Homelessness Support at the Foxton Centre
Foxton Centre work especially with the City's street sleepers
The Foxton Centre work with rough sleepers who find themselves at the margins of society and often experiencing issues of addiction, poverty and mental health.
Through the Foxton Centres outreach work they engage with street sleepers on a weekly basis and encourage the use of support services.
Assertive Outreach
On a weekly basis, a team of community social workers, student social workers and volunteers who have personal experience of homelessness, take to the streets of Preston in the afternoon (usually between 4pm and 6pm) to make contact with people sleeping rough.
The aims of the outreach are to assess and monitor patterns and levels of people sleeping rough in Preston and to promote and encourage the engagement of rough sleepers with support services.
The route taken during outreach sessions is developed from intelligence from past and current rough sleepers. The Foxton team do not wake those who are sleeping, but return to them with a hot drink and food.
The majority of new contacts follow on to access support from community social workers at the Community Cafe and Day Centre in the Foxton Centre, where people can get a hot meal, shower, get warm and get help and access to resources.
Housing First Preston
The Foxton Centre was one of the first organisations to adopted a Housing First approach to help meet the needs of the homeless in the city.
The service has been developed over the last two years, working closely with Preston City Council and MITEC, a property management company.
Housing First is designed to provide open-ended support to long-term and recurrently homeless people who have high support needs. Unlike many homelessness services, Housing First provides long term support to people with on-going needs.
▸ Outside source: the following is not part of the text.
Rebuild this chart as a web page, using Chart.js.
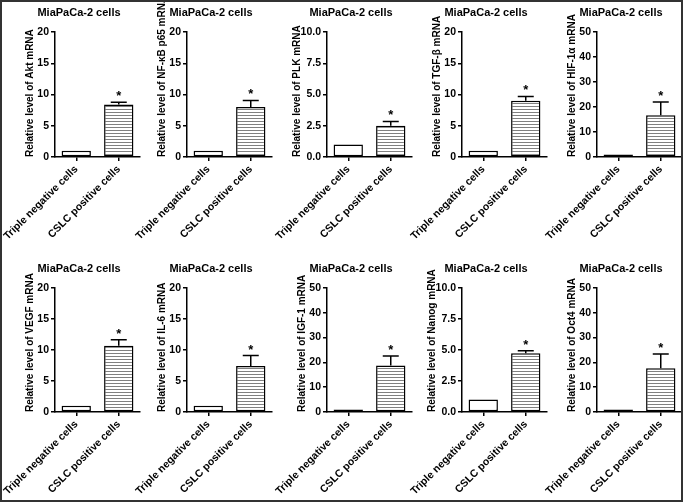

People using Housing First services are much more likely to have severe mental illness, poor physical health, long-term limiting illness, physical disabilities and learning difficulties than the general population.
They are often highly socially marginalised, stigmatised and lack social supports and community integration. They are likely to be economically inactive and to have histories of contact with the criminal justice system. Rates of problematic drug and alcohol use are also high.
Housing First - a client led approach
The Foxton Centre use a client led approach so that people using Housing First services exercise choice and have control over their own lives. Housing and support are also separated, i.e. getting access to housing and remaining in housing is not conditional on accepting support or treatment. Service users are also not expected to stop drinking or using drugs in return for accessing or remaining in housing.
Housing is also provided immediately, or very rapidly, and there is no requirement for service users to be trained to be 'housing ready' before they are offered a home.
The Rough Sleepers Initiative - (RSI)
The Rough Sleepers initiative (RSI) has helped provide services for people sleeping rough in our city.
Funding is provided by the Department of Levelling Up Housing and Communities to Preston City council who fund the partners in the RSI.
Elements of the RSI are:
- Street outreach work contacting people out on the streets
- Day Centre provision at the Foxton Centre on Knowsley Street
- Emergency accommodation with self contained en-suite rooms
- Move on accommodation in a variety of settings in Housing First properties, in move on flats provided by Community Gateway, Calico, Onward and Progress Housing Associations.
The idea is that people can move from the streets to a more settled and safe life and that crucially on that journey they do not fail. Things may go wrong and new options may need to be investigated but all partners have agreed not to give up and will keep trying to help each rough sleeper.
In the past 18 months we have all faced a major challenge during the year as along with everyone else we began to experience the Covid-19 pandemic. In an attempt to address the public health risks associated with rough sleeping with the government adopting an "Everybody In" approach across the country which meant that due to covid risks everyone was to be brought in from the streets.
This initiative was successful in Preston bringing most rough sleepers into emergency accommodation and hotels. It was a major upheaval for the Foxton Centre as it meant the closure of The Foxton Centre's emergency homeless hub due to the shared nature of the accommodation. This catered for 6-8 people at any one time, with the Foxton Centre having a situation where they had to support over 30 people in emergency accommodation.
Initially accommodation was provided in hotels which had Covid safe en-suite rooms, and staff travelled to deliver support including provision of food as no catering facilities were available on site.
The staff and our supporters in the local community were heroic in helping deliver a comprehensive service to these rough sleepers in very difficult circumstances. Later in the year The Foxton Centre secured some former student accommodation which was not in use and provided catering facilities which was much more suitable as an accommodation service.
The Foxton Centre accommodate over 107 people each night across Preston. Although this client group brings many challenges The Foxton Centre is committed to work in partnership and continually evolve the service to meet the users needs.
In the year April 2020 to February 2021, The Foxton Centre will have supported over 235 individuals by providing accommodation across their sites and provided 33,668 bed nights through the year.